━━━ Supplied material ━━━

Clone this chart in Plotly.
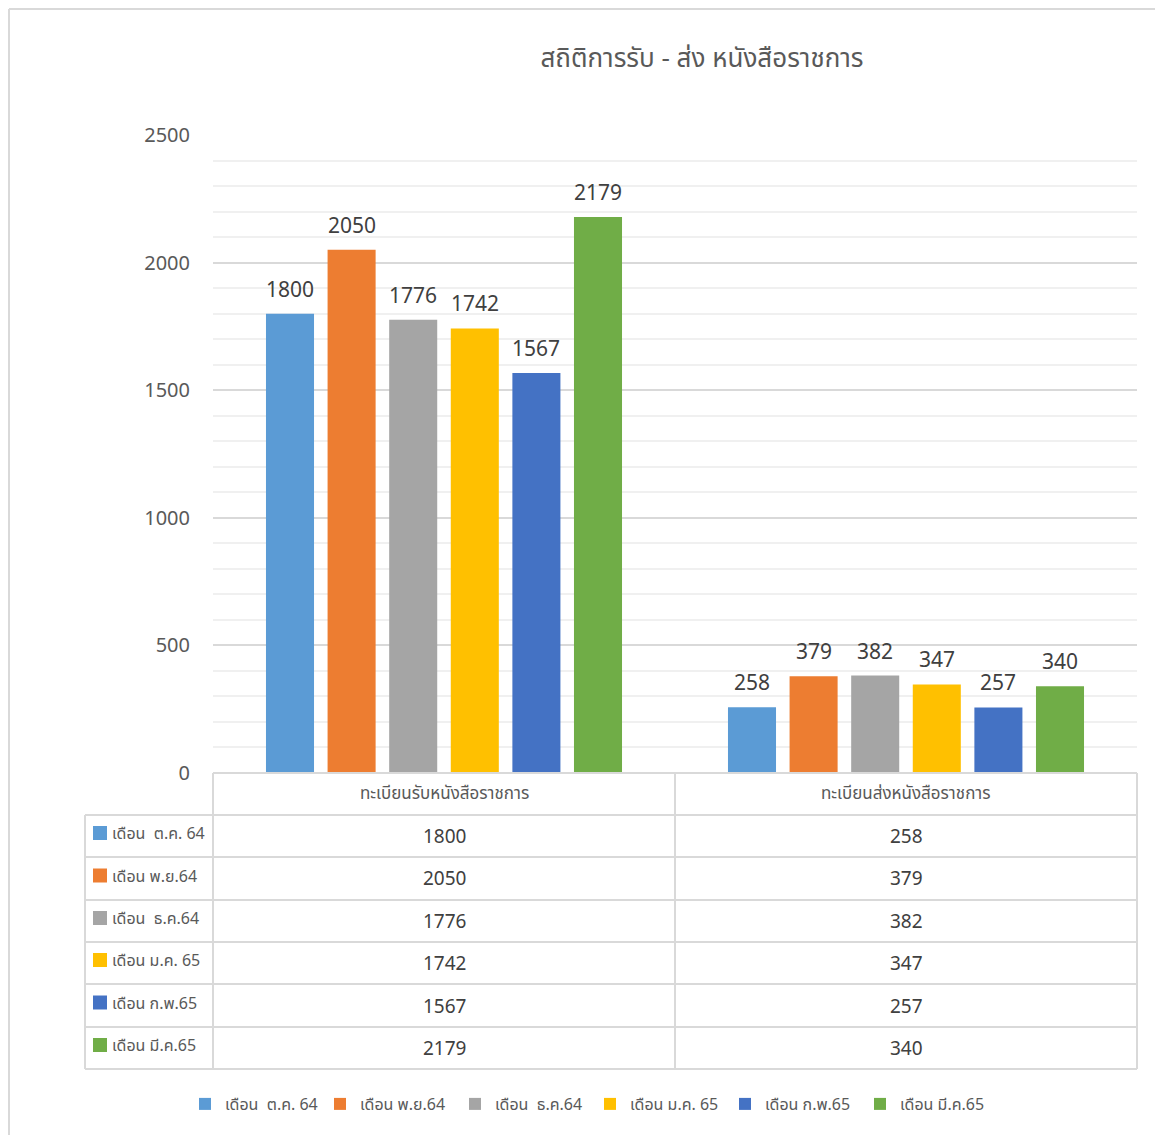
import plotly.graph_objects as go

title = "สถิติการรับ - ส่ง หนังสือราชการ"
categories = ["ทะเบียนรับหนังสือราชการ", "ทะเบียนส่งหนังสือราชการ"]
series_names = ["เดือน  ต.ค. 64", "เดือน พ.ย.64", "เดือน  ธ.ค.64", "เดือน ม.ค. 65", "เดือน ก.พ.65", "เดือน มี.ค.65"]
received = [1800, 2050, 1776, 1742, 1567, 2179]
sent = [258, 379, 382, 347, 257, 340]
colors = ["#5B9BD5", "#ED7D31", "#A5A5A5", "#FFC000", "#4472C4", "#70AD47"]
y_ticks = [0, 500, 1000, 1500, 2000, 2500]

OFF = 8  # page body margin
W, H = 1163, 1135
L = 213 - OFF
T = 135 - OFF
R = W - (1137 - OFF)
B = H - (773 - OFF)
PW, PH = W - L - R, H - T - B

def px_x(p):
    return (p - OFF - L) / PW

def px_y(p):
    return (H - B - (p - OFF)) / PH

FONT = "Noto Sans, Noto Sans Thai, sans-serif"
BARGAP = 0.2
n = len(series_names)
fig = go.Figure()
annotations = []
for i, name in enumerate(series_names):
    vals = [received[i], sent[i]]
    fig.add_trace(go.Bar(
        x=categories, y=vals, name=name,
        marker=dict(color=colors[i], line=dict(width=0)),
        cliponaxis=False,
    ))
    slot = (1 - BARGAP) / n
    for ci, v in enumerate(vals):
        annotations.append(dict(x=ci - (1 - BARGAP) / 2 + slot * (i + 0.5), xref="x", y=v, yref="y",
                                text=str(v), showarrow=False, yanchor="middle", yshift=25,
                                font=dict(size=21, color="#404040", family=FONT)))

shapes = []
lc = "#d9d9d9"
# outer chart border
shapes.append(dict(type="line", xref="paper", yref="paper", x0=px_x(9), x1=px_x(1180), y0=px_y(9), y1=px_y(9), line=dict(color=lc, width=2)))
shapes.append(dict(type="line", xref="paper", yref="paper", x0=px_x(9), x1=px_x(9), y0=px_y(9), y1=px_y(1150), line=dict(color=lc, width=2)))

row_bounds = [773, 815, 857, 900, 942, 984, 1027, 1069]
left_x = px_x(85)
shapes.append(dict(type="line", xref="paper", yref="paper", x0=0, x1=1, y0=0, y1=0, line=dict(color=lc, width=2)))
for rb in row_bounds[1:]:
    shapes.append(dict(type="line", xref="paper", yref="paper", x0=left_x, x1=1, y0=px_y(rb), y1=px_y(rb), line=dict(color=lc, width=2)))
for xv in [0, 0.5, 1]:
    shapes.append(dict(type="line", xref="paper", yref="paper", x0=xv, x1=xv, y0=0, y1=px_y(row_bounds[-1]), line=dict(color=lc, width=2)))
shapes.append(dict(type="line", xref="paper", yref="paper", x0=left_x, x1=left_x, y0=px_y(row_bounds[1]), y1=px_y(row_bounds[-1]), line=dict(color=lc, width=2)))

for c in categories:
    annotations.append(dict(x=c, xref="x", yref="paper", y=px_y((row_bounds[0] + row_bounds[1]) / 2 - 2),
                            text=c, showarrow=False, font=dict(size=17, color="#595959", family=FONT),
                            xanchor="center", yanchor="middle"))
for i, name in enumerate(series_names):
    yc = (row_bounds[i + 1] + row_bounds[i + 2]) / 2
    shapes.append(dict(type="rect", xref="paper", yref="paper", x0=px_x(93), x1=px_x(107),
                       y0=px_y(yc - 10), y1=px_y(yc + 4), fillcolor=colors[i], line=dict(width=0)))
    annotations.append(dict(x=px_x(110), xref="paper", yref="paper", y=px_y(yc - 3), text=name,
                            showarrow=False, font=dict(size=16, color="#595959", family=FONT),
                            xanchor="left", yanchor="middle"))
    for c, v in zip(categories, [received[i], sent[i]]):
        annotations.append(dict(x=c, xref="x", yref="paper", y=px_y(yc), text=str(v),
                                showarrow=False, font=dict(size=19, color="#404040", family=FONT),
                                xanchor="center", yanchor="middle"))

fig.update_layout(
    width=W, height=H, autosize=False,
    margin=dict(l=L, r=R, t=T, b=B, pad=0),
    paper_bgcolor="white", plot_bgcolor="white",
    font=dict(family=FONT, color="#595959"),
    title=dict(text=title, x=(702 - OFF) / W, xanchor="center", y=1 - (58 - OFF) / H, yanchor="middle",
               font=dict(size=26, color="#595959", family=FONT)),
    barmode="group", bargap=BARGAP, bargroupgap=0.22,
    showlegend=True,
    legend=dict(orientation="h", x=px_x(590), xanchor="center", y=px_y(1104), yanchor="middle",
                font=dict(size=16, color="#595959", family=FONT), itemclick=False,
                traceorder="normal", entrywidth=90, itemwidth=30),
    shapes=shapes, annotations=annotations,
)
fig.update_xaxes(showticklabels=False, showgrid=False, showline=False, zeroline=False, ticks="")
fig.update_yaxes(range=[0, 2500], tickvals=y_ticks, showgrid=True, gridcolor="#d9d9d9", gridwidth=2,
                 minor=dict(dtick=100, showgrid=True, gridcolor="#f0f0f0", gridwidth=2),
                 zeroline=False, showline=False, ticks="",
                 tickfont=dict(size=20, color="#595959", family=FONT), ticklabelstandoff=22)

fig.write_html("out.html")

━━━

• What you will do
Reproduce the material above from its first line through the line containing "return (p - OFF - L) / PW", both ends included, and skip every picture.

• Output for this exercise
Clone this chart in Plotly.
import plotly.graph_objects as go

title = "สถิติการรับ - ส่ง หนังสือราชการ"
categories = ["ทะเบียนรับหนังสือราชการ", "ทะเบียนส่งหนังสือราชการ"]
series_names = ["เดือน  ต.ค. 64", "เดือน พ.ย.64", "เดือน  ธ.ค.64", "เดือน ม.ค. 65", "เดือน ก.พ.65", "เดือน มี.ค.65"]
received = [1800, 2050, 1776, 1742, 1567, 2179]
sent = [258, 379, 382, 347, 257, 340]
colors = ["#5B9BD5", "#ED7D31", "#A5A5A5", "#FFC000", "#4472C4", "#70AD47"]
y_ticks = [0, 500, 1000, 1500, 2000, 2500]

OFF = 8  # page body margin
W, H = 1163, 1135
L = 213 - OFF
T = 135 - OFF
R = W - (1137 - OFF)
B = H - (773 - OFF)
PW, PH = W - L - R, H - T - B

def px_x(p):
    return (p - OFF - L) / PW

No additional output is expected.